[start Data excerpts]
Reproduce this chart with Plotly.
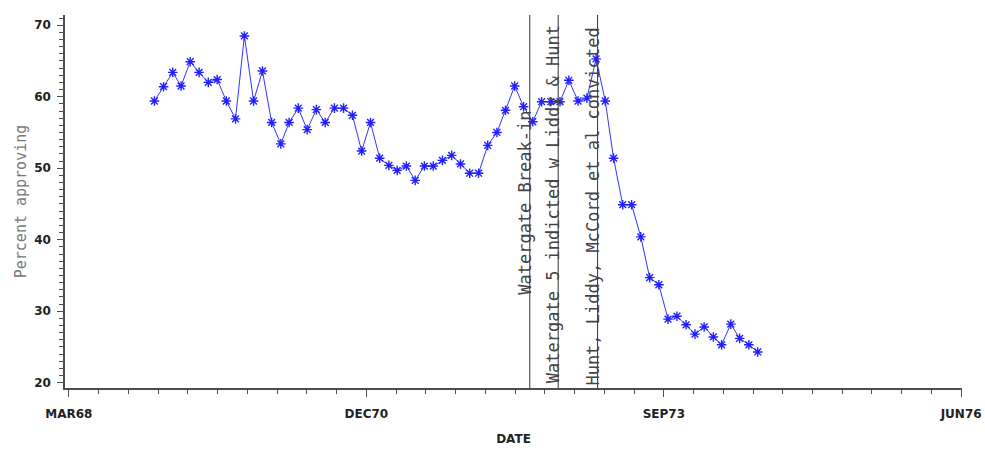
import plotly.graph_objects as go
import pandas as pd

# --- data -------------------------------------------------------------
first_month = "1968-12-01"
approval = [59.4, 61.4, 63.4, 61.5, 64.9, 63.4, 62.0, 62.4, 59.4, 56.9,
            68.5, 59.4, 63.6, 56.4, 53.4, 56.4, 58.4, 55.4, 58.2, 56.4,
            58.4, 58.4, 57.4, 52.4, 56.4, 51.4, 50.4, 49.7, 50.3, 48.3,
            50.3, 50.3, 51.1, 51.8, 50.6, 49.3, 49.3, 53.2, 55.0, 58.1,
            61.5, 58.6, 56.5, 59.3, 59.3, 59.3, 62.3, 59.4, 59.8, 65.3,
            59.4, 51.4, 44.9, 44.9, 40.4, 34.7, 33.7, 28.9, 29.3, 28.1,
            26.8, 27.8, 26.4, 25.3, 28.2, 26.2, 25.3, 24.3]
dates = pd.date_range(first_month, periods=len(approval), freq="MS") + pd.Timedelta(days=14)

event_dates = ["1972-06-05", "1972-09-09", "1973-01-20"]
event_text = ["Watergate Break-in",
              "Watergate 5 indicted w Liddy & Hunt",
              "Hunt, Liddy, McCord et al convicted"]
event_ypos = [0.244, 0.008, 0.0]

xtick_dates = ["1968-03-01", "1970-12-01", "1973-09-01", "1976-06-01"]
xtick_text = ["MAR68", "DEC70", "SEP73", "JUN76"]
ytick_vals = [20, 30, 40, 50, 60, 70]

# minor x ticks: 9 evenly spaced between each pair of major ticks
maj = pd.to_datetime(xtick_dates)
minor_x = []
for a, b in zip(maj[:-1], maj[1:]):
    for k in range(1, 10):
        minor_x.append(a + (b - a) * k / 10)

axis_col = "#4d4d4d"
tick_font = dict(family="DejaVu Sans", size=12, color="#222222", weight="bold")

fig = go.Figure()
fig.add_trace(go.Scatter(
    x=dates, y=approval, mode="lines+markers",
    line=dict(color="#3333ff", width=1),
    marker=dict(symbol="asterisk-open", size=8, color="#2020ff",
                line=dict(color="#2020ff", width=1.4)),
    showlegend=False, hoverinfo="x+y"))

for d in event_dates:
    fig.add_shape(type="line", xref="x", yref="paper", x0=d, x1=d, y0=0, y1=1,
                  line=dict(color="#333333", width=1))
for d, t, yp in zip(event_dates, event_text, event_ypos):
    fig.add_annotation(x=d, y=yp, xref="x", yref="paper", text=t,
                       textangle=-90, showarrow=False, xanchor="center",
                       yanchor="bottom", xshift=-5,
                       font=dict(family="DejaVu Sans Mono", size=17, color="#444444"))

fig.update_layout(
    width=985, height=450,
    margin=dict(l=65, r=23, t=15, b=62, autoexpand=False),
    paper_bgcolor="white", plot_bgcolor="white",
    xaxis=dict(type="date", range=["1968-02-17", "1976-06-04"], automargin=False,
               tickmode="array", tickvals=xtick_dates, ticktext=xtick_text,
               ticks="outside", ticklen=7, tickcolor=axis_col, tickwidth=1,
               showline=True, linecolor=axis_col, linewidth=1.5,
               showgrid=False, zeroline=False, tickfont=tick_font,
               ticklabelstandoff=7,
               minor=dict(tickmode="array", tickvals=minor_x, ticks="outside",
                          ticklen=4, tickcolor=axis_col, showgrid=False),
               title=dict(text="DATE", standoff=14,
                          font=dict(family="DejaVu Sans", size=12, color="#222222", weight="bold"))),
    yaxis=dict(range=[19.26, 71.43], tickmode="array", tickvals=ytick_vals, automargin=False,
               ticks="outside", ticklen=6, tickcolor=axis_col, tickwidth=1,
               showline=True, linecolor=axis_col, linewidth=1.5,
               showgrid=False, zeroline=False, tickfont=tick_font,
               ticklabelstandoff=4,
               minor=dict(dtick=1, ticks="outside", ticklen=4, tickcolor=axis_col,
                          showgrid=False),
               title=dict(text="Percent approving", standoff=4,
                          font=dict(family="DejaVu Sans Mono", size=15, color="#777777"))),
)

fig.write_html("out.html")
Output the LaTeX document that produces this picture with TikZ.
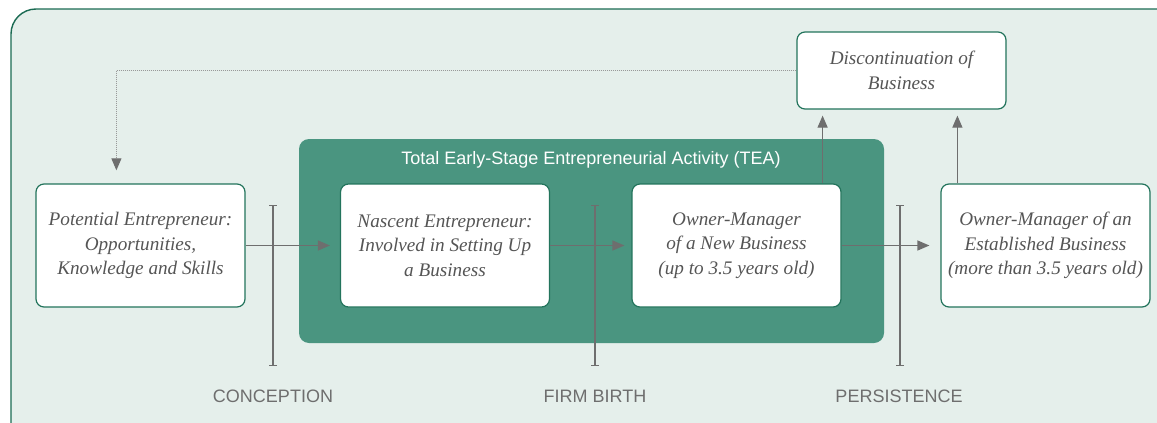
[end Data excerpts]
Output the records above as they stand, from the first line to the line with "import pandas as pd", inclusive, and exclude the pictures.

Exercise response:
Reproduce this chart with Plotly.
import plotly.graph_objects as go
import pandas as pd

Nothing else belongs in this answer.